Like Maggie in It’s A Wonderfully Sexy Life, I’m finding more and more that what I really want for Christmas or any other holiday doesn’t come inside a store box, no matter how exquisite the wrapping.

What was the best holiday gift you ever received? What was the worst? Or, if you’re so inclined to share, what is the gift for which you secretly or not so secretly yearn, the one you’ve never gotten, at least not yet?

Whatever holiday you celebrate during the winter months, I hope it’s joyous and filled with myriad reminders of the true magic of the season…

Hope

Welcome

Welcome to the launch of my new and first-ever blog. It’s been a year of “firsts” for me personally and professionally. Per the latter, It’s A Wonderfully Sexy Life is my a) first ever contemporary, b) first ever Harlequin, c) first ever paranormal and d) first ever Christmas book.

And I’ve just finished my second paranormal for Harlequin’s Extreme Blaze line. The Haunting will hit bookstores, both brick-and-mortar as well as online, this April 2007. The book begins with my heroine, Dr.
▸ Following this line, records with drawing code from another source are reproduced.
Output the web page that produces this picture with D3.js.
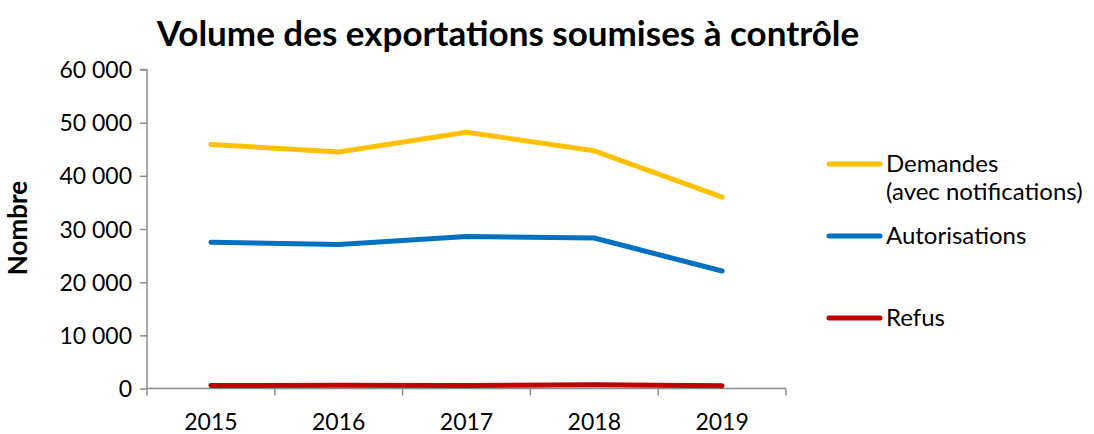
<!DOCTYPE html>
<html>
<head>
<meta charset="utf-8">
<script src="https://cdn.jsdelivr.net/npm/d3@7"></script>
<style>
  body { margin: 0; background: #fff; }
  text { font-family: Lato, "Open Sans", sans-serif; fill: #000; }
</style>
</head>
<body>
<div id="chart"></div>
<script>
const years = ["2015", "2016", "2017", "2018", "2019"];
const demandes = [45900, 44500, 48200, 44700, 36000];
const autorisations = [27500, 27100, 28600, 28300, 22100];
const refus = [550, 600, 550, 700, 500];
const yTicks = [0, 10000, 20000, 30000, 40000, 50000, 60000];

const seriesNames = [["Demandes", "(avec notifications)"], ["Autorisations"], ["Refus"]];
const seriesColors = ["#FFC000", "#0070C0", "#C00000"];
const allSeries = [demandes, autorisations, refus];

const width = 1094, height = 434;
const margin = {top: 70, left: 147, right: 308, bottom: 46};

const svg = d3.select("#chart").append("svg")
    .attr("width", width)
    .attr("height", height);

const x = d3.scaleBand().domain(years).range([margin.left, width - margin.right]);
const y = d3.scaleLinear().domain([0, 60000]).range([388.5, 69.5]);

const fmt = d => d3.format(",")(d).replace(/,/g, " ");

// y axis
const yAxis = svg.append("g")
    .attr("transform", `translate(${margin.left},0)`)
    .call(d3.axisLeft(y).tickValues(yTicks).tickSize(7).tickPadding(8).tickFormat(fmt));
yAxis.selectAll("text").style("font-size", "23px").attr("dy", "0.35em");

// x axis
const xAxis = svg.append("g")
    .attr("transform", `translate(0,${y(0)})`)
    .call(d3.axisBottom(x).tickSize(0).tickPadding(25));
xAxis.selectAll("text").style("font-size", "23px");
xAxis.selectAll(".tick-mark")
    .data(d3.range(years.length + 1))
    .enter().append("line")
    .attr("class", "tick-mark")
    .attr("x1", i => margin.left + i * x.step())
    .attr("x2", i => margin.left + i * x.step())
    .attr("y1", 0).attr("y2", 7);

svg.selectAll(".domain, .tick line, .tick-mark")
    .attr("stroke", "#8c8c8c")
    .attr("stroke-width", 1.5);
yAxis.select(".domain").attr("d", `M-7,${y(60000)}H0V${y(0)}`);
xAxis.select(".domain").attr("d", `M${margin.left},0H${width - margin.right}`);

// lines
const line = d3.line()
    .x((d, i) => x(years[i]) + x.bandwidth() / 2)
    .y(d => y(d));

allSeries.forEach((s, i) => {
    svg.append("path")
        .datum(s)
        .attr("d", line)
        .attr("fill", "none")
        .attr("stroke", seriesColors[i])
        .attr("stroke-width", 5)
        .attr("stroke-linecap", "round")
        .attr("stroke-linejoin", "round");
});

// title
svg.append("text")
    .attr("x", 508)
    .attr("y", 46)
    .attr("text-anchor", "middle")
    .style("font-size", "35px")
    .style("font-weight", "bold")
    .text("Volume des exportations soumises à contrôle");

// y axis label
svg.append("text")
    .attr("transform", "translate(27,228) rotate(-90)")
    .attr("text-anchor", "middle")
    .style("font-size", "26px")
    .style("font-weight", "bold")
    .text("Nombre");

// legend
const legendY = [164, 236, 318];
const legend = svg.append("g");
seriesNames.forEach((names, i) => {
    legend.append("line")
        .attr("x1", 829).attr("x2", 880)
        .attr("y1", legendY[i]).attr("y2", legendY[i])
        .attr("stroke", seriesColors[i])
        .attr("stroke-width", 5)
        .attr("stroke-linecap", "round");
    names.forEach((n, j) => {
        legend.append("text")
            .attr("x", 886)
            .attr("y", legendY[i] + j * 28)
            .attr("dy", "0.35em")
            .style("font-size", "24px")
            .text(n);
    });
});
</script>
</body>
</html>
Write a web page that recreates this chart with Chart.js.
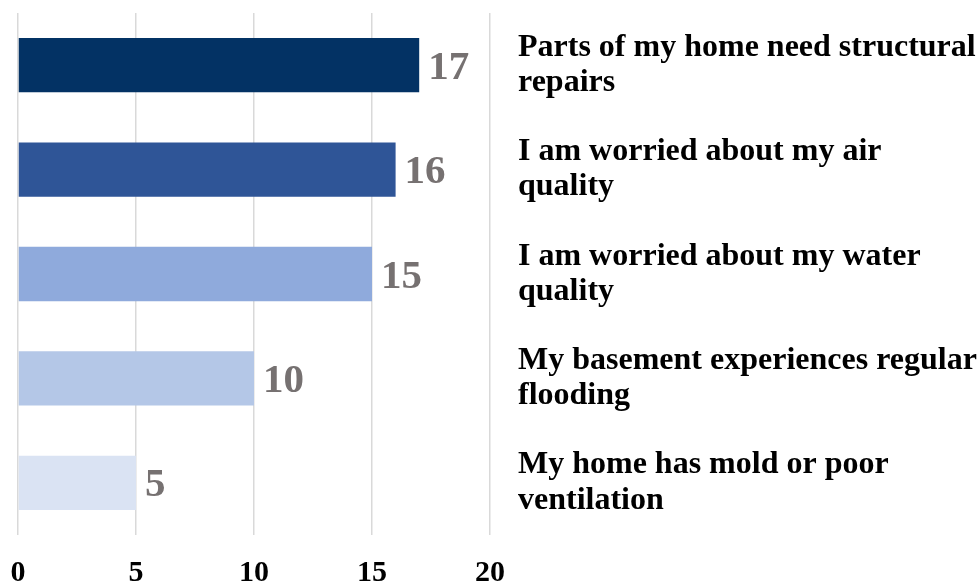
<!DOCTYPE html>
<html>
<head>
<meta charset="utf-8">
<script src="https://cdn.jsdelivr.net/npm/chart.js@4/dist/chart.umd.min.js"></script>
<style>
  html, body { margin: 0; padding: 0; background: #fff; overflow: hidden; }
  #wrap { width: 980px; height: 586px; }
</style>
</head>
<body>
<div id="wrap"><canvas id="chart" width="980" height="586"></canvas></div>
<script>
// Category labels (wrapped the way the original shows them)
const categories = [
  ["Parts of my home need structural", "repairs"],
  ["I am worried about my air", "quality"],
  ["I am worried about my water", "quality"],
  ["My basement experiences regular", "flooding"],
  ["My home has mold or poor", "ventilation"],
]
const counts = [17, 16, 15, 10, 5]
const xTicks = [0, 5, 10, 15, 20]

const barColors = ["#033264", "#2F5597", "#8FAADC", "#B4C7E7", "#DAE3F3"]
const serif = "'Liberation Serif', 'Times New Roman', serif"

// Draw the value at the end of each bar
const valueLabels = {
  id: "valueLabels",
  afterDatasetsDraw(chart) {
    const ctx = chart.ctx
    const meta = chart.getDatasetMeta(0)
    ctx.save()
    ctx.font = "bold 41px " + serif
    ctx.fillStyle = "#767171"
    ctx.textAlign = "left"
    ctx.textBaseline = "middle"
    meta.data.forEach((bar, i) => {
      ctx.fillText(String(counts[i]), bar.x + 9, bar.y + 3)
    })
    ctx.restore()
  },
}

new Chart(document.getElementById("chart").getContext("2d"), {
  type: "bar",
  data: {
    labels: categories,
    datasets: [
      {
        data: counts,
        backgroundColor: barColors,
        borderWidth: 0,
        barPercentage: 0.52,
        categoryPercentage: 1,
      },
    ],
  },
  options: {
    indexAxis: "y",
    responsive: false,
    animation: false,
    layout: { padding: { top: 13, left: 18, right: 0, bottom: 0 } },
    plugins: {
      legend: { display: false },
      tooltip: { enabled: false },
    },
    scales: {
      x: {
        min: 0,
        max: 20,
        afterBuildTicks: (axis) => {
          axis.ticks = xTicks.map((v) => ({ value: v }))
        },
        grid: { color: "#D9D9D9", lineWidth: 1.5, drawTicks: false },
        border: { display: false },
        ticks: {
          padding: 20,
          color: "#000",
          font: { family: serif, size: 30, weight: "bold" },
        },
        afterFit: (axis) => {
          axis.height = 51
          axis.paddingLeft = 0
          axis.paddingRight = 0
        },
      },
      y: {
        position: "right",
        grid: { display: false, drawTicks: false },
        border: { display: false },
        ticks: {
          padding: 28,
          color: "#000",
          font: { family: serif, size: 32, weight: "bold", lineHeight: 1.1 },
        },
        afterFit: (axis) => {
          axis.width = 490
          axis.paddingTop = 0
          axis.paddingBottom = 0
        },
      },
    },
  },
  plugins: [valueLabels],
})
</script>
</body>
</html>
Maggie Holliday, discovering a 150-year-old diary buried behind some loose wallboard in the attic of her newly purchased historic home in the Fredericksburg, VA historic district where I’ve made my home coming on six years now.

Having just moved from an historic home that (amazingly!) resembles my heroine’s Victorian dream house, I’ve been struck by all the miscellaneous “stuff” you discover when you’re ramping up to pack. I’d always seen myself as a neat nick but the whole house purge in preparation for packing indicated otherwise. In The Haunting, Maggie finds the diary, which happens to have been penned by her previous Civil War era incarnation, Isabel Earnshaw.

What hidden treasures (or terrors) have you found when ramping up for a move? Maggie’s move from the Washington, DC area to Fredericksburg, VA went considerably more smoothly than mine did. What was your worst ever absolute nightmare move? Or, on the perkier side, what the best move you ever made and why?

Whether we get there by the short, smooth easy road or the long, prickly bramble-riddled one, it’s my personal belief that we’re all always exactly where we’re meant to be.